コラム

運動による予防・改善効果~がん

2019年6月19日
提供元:
NPO法人EBH推進協議会
株式会社ライフケアパートナーズ

 

欧米食に舌鼓を打ちながら、やや飽食ぎみの人々が目立ってきた日本では、大腸がんが多くなってきています。
がんに関しても生活習慣が重要な因子になっています。
英国のドール博士らの一連の疫学研究によれば、「がん発生の約35%は食生活により、約30%はタバコによる」という調査結果が得られています。
実に、がんの6割以上の原因が口から入るということになります。
ということは、食生活の危険因子(アンバランスな栄養、変化のない食生活、過食、脂肪・食塩過多、ビタミン・食物繊維不足など)を取り除き、さらに禁煙すれば、がんの60%は予防できる可能性が強いことになるわけです。
これは、ビタミンA、C、Eには発がん物質の生産を妨げる働きがあることや、野菜に含まれる繊維質が、腸内の発がん物質を薄め、体外に排泄する作用を持っているからです。
また、過食や脂肪過多は大腸がんや乳がん、前立腺がんの原因の一つになっており、食塩過多や刺激の強い嗜好品は胃がんを誘発するので注意が必要です。さて、運動によっても、がんが予防できる可能性があります。
それは、運動によって免疫機能の向上など、予防医学的効果がもたらされるからです。
有名なアメリカのフラミングハムの調査でも、110万人を対象にしたスウェーデンの研究でも、また、厚生労働省研究班がまとめた日本のJPHC研究(国立がんセンター・津金昌一郎ら)においても、日常の身体活動量とがんの発生率の関係に注目しています。
大腸がん、特に結腸がんの発生率は、身体活動量の多い人ほど低いことが報告されています。
また、女性のがんの発生率についての調査では、大学時代にスポーツ競技者であった女性とそうでなかった女性とのがんの発生率は、スポーツを行っていた女性のほうが明らかに低いという結果が出ています。
統計学的な相対リスクは、乳がんで1.9倍、生殖器がんで2.5倍の差に達しました。
この結果は、年齢、家族歴、初潮期、妊娠回数、避妊薬使用歴、女性ホルモン使用歴、喫煙習慣、肥満などの条件から統計学的に補正しても変わりませんでした。
以上のことから、少なくとも疫学的にみる限り、身体活動量ががんの発生に対して予防的に作用することが分かります。

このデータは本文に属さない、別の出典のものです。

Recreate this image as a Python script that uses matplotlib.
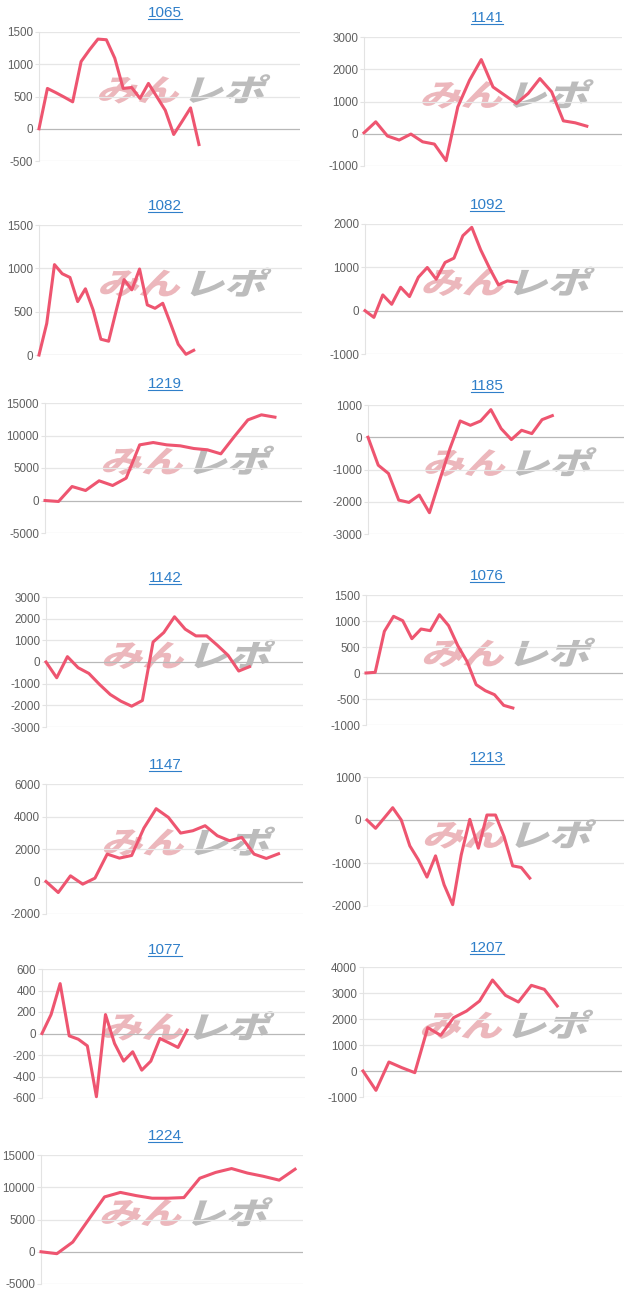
import matplotlib
matplotlib.use("Agg")
import matplotlib.pyplot as plt
from matplotlib.textpath import TextPath
from matplotlib.patches import PathPatch
from matplotlib.font_manager import FontProperties
from matplotlib.transforms import Affine2D
from matplotlib.lines import Line2D

plt.rcParams['font.family'] = ['Liberation Sans', 'DejaVu Sans']

# chart data (one list per machine)
titles = ["1065", "1141", "1082", "1092", "1219", "1185", "1142",
          "1076", "1147", "1213", "1077", "1207", "1224"]

v1065 = [0, 625, 560, 490, 417, 1042, 1224, 1390, 1380, 1094, 625, 640,
         470, 703, 495, 286, -89, 115, 323, -245]
v1141 = [30, 370, -70, -195, -10, -250, -320, -835, 835, 1660, 2300, 1450,
         1195, 940, 1250, 1710, 1300, 400, 340, 235]
v1082 = [0, 364, 1043, 938, 895, 616, 764, 519, 182, 159, 520, 870, 752,
         992, 578, 539, 597, 364, 124, 8, 54]
v1092 = [0, -155, 363, 147, 540, 325, 772, 996, 726, 1112, 1212, 1730,
         1923, 1405, 981, 595, 687, 656]
v1219 = [0, -150, 2150, 1540, 3030, 2310, 3440, 8560, 8920, 8560, 8410,
         8000, 7800, 7180, 9850, 12400, 13180, 12820]
v1185 = [0, -866, -1124, -1948, -2020, -1794, -2340, -1330, -350, 505,
         371, 505, 856, 268, -72, 216, 113, 546, 670]
v1142 = [0, -727, 247, -263, -526, -1036, -1500, -1810, -2040, -1777, 923,
         1360, 2087, 1515, 1205, 1205, 773, 309, -417, -216]
v1076 = [0, 13, 801, 1090, 1006, 660, 846, 814, 1122, 910, 526, 224, -224,
         -340, -417, -622, -673]
v1147 = [0, -678, 350, -164, 206, 1686, 1439, 1603, 3289, 4481, 3946, 2980,
         3124, 3433, 2816, 2508, 2713, 1686, 1418, 1706]
v1213 = [0, -193, 45, 286, 0, -602, -927, -1328, -834, -1506, -1969, -811,
         15, -656, 116, 116, -386, -1066, -1104, -1351]
v1077 = [0, 176, 464, -22, -53, -115, -588, 176, -93, -257, -170, -341,
         -257, -46, -87, -130, 31]
v1207 = [0, -744, 346, 128, -64, 1667, 1372, 2051, 2308, 2692, 3500, 2910,
         2654, 3295, 3141, 2500]
v1224 = [0, -300, 1500, 5000, 8500, 9200, 8700, 8300, 8300, 8400, 11400,
         12300, 12900, 12200, 11700, 11100, 12800]

series = [v1065, v1141, v1082, v1092, v1219, v1185, v1142,
          v1076, v1147, v1213, v1077, v1207, v1224]

# x extent of each chart (label slots)
x_max = [31, 22, 34, 29, 19, 25, 24, 28, 21, 30, 29, 20, 16.5]

yticks = [
    [-500, 0, 500, 1000, 1500],
    [-1000, 0, 1000, 2000, 3000],
    [0, 500, 1000, 1500],
    [-1000, 0, 1000, 2000],
    [-5000, 0, 5000, 10000, 15000],
    [-3000, -2000, -1000, 0, 1000],
    [-3000, -2000, -1000, 0, 1000, 2000, 3000],
    [-1000, -500, 0, 500, 1000, 1500],
    [-2000, 0, 2000, 4000, 6000],
    [-2000, -1000, 0, 1000],
    [-600, -400, -200, 0, 200, 400, 600],
    [-1000, 0, 1000, 2000, 3000, 4000],
    [-5000, 0, 5000, 10000, 15000],
]

# plot boxes in pixels: left, top, right, bottom
boxes = [
    (39, 32, 300, 161), (364, 37, 622, 166),
    (39, 225, 302, 355), (365, 224, 623, 354),
    (45, 403, 302, 533), (368, 405, 624, 534),
    (46, 597, 303, 727), (366, 595, 623, 725),
    (46, 784, 303, 914), (367, 777, 624, 906),
    (42, 969, 305, 1098), (363, 967, 622, 1097),
    (41, 1155, 303, 1284),
]

W, H = 640, 1303
fig = plt.figure(figsize=(W / 100, H / 100), dpi=100)

line_color = '#ee5570'
link_color = '#2f7fc9'
wm_font = FontProperties(family='Noto Sans CJK JP', weight='heavy')

titles_txt = []
for i in range(len(titles)):
    l, t, r, b = boxes[i]
    ax = fig.add_axes([l / W, 1 - b / H, (r - l) / W, (b - t) / H])
    yt = yticks[i]
    ax.set_ylim(yt[0], yt[-1])
    ax.set_xlim(0, x_max[i])
    ax.set_yticks(yt)
    ax.set_yticklabels([str(v) for v in yt])
    ax.set_xticks([])
    ax.tick_params(axis='y', length=3, color='#e3e3e3', labelsize=8.4,
                   labelcolor='#606060', pad=1.2)
    for s in ['top', 'right', 'bottom']:
        ax.spines[s].set_visible(False)
    ax.spines['left'].set_color('#e3e3e3')
    for v in yt:
        c = '#b8b8b8' if v == 0 else '#e6e6e6'
        ax.axhline(v, color=c, lw=0.9, zorder=1)

    # watermark
    cx = (l + 0.54 * (r - l)) / 100
    cy = (H - (t + 0.43 * (b - t))) / 100
    p1 = TextPath((0, 0), "みん", size=27, prop=wm_font)
    p2 = TextPath((0, 0), "レポ", size=27, prop=wm_font)
    w1 = p1.get_extents().width
    w2 = p2.get_extents().width
    tot = w1 + w2 + 4
    hh = p1.get_extents().height
    for p, x0, col in [(p1, 0, '#eab0b5'), (p2, w1 + 4, '#b5b5b5')]:
        tr = (Affine2D().translate(x0 - tot / 2, -hh / 2)
              .skew_deg(14, 0).scale(1.1 / 72, 0.82 / 72)
              .translate(cx, cy) + fig.dpi_scale_trans)
        fig.patches.append(PathPatch(p, transform=tr, facecolor=col,
                                     edgecolor='none', alpha=0.9, zorder=2))

    ax.set_zorder(3)
    ax.patch.set_alpha(0)
    ax.plot(range(len(series[i])), series[i], color=line_color, lw=2.2,
            solid_joinstyle='round', clip_on=False, zorder=4)

    tx = 165 if l < 320 else 487
    tt = fig.text(tx / W, 1 - (t - 19) / H, titles[i], color=link_color,
                  fontsize=11, ha='center', va='center')
    titles_txt.append(tt)

# underline the titles (they are links)
fig.canvas.draw()
renderer = fig.canvas.get_renderer()
for tt in titles_txt:
    bb = tt.get_window_extent(renderer)
    y = (bb.y0 + 1) / H
    fig.lines.append(Line2D([bb.x0 / W, bb.x1 / W], [y, y], color=link_color,
                            lw=0.8, transform=fig.transFigure))

fig.savefig("out.png", dpi=100)
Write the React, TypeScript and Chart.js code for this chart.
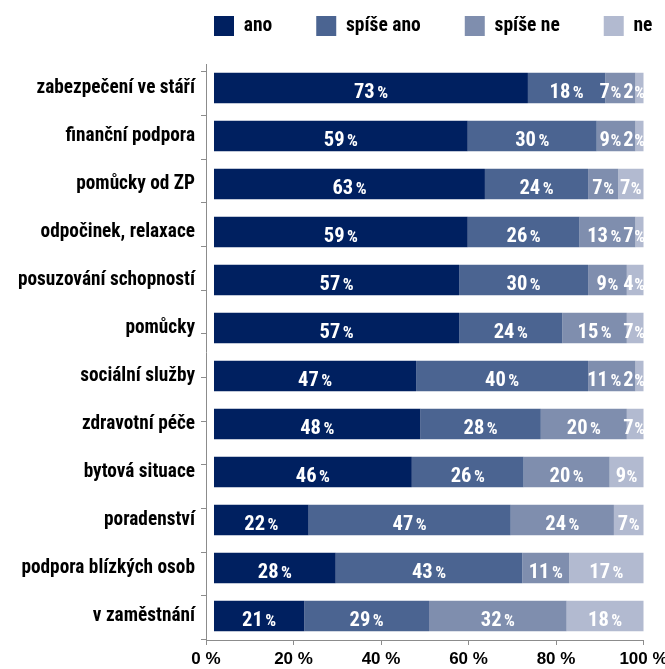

がんの発生率は年齢とともに高くなりますが、その一因として免疫機能が高齢になるほど低下することと関係していると言われています。
最近の医科学研究では、運動に免疫機能を高める作用、特にがん免疫をつかさどるNK細胞の活性化作用があることが分かってきました。
また、運動中に分泌される体内麻 薬様物質のβエンドルフィンが、免疫をつかさどるT細胞を増やしたり、NK細胞の機能を高める作用を持っていることも知られるようになっています。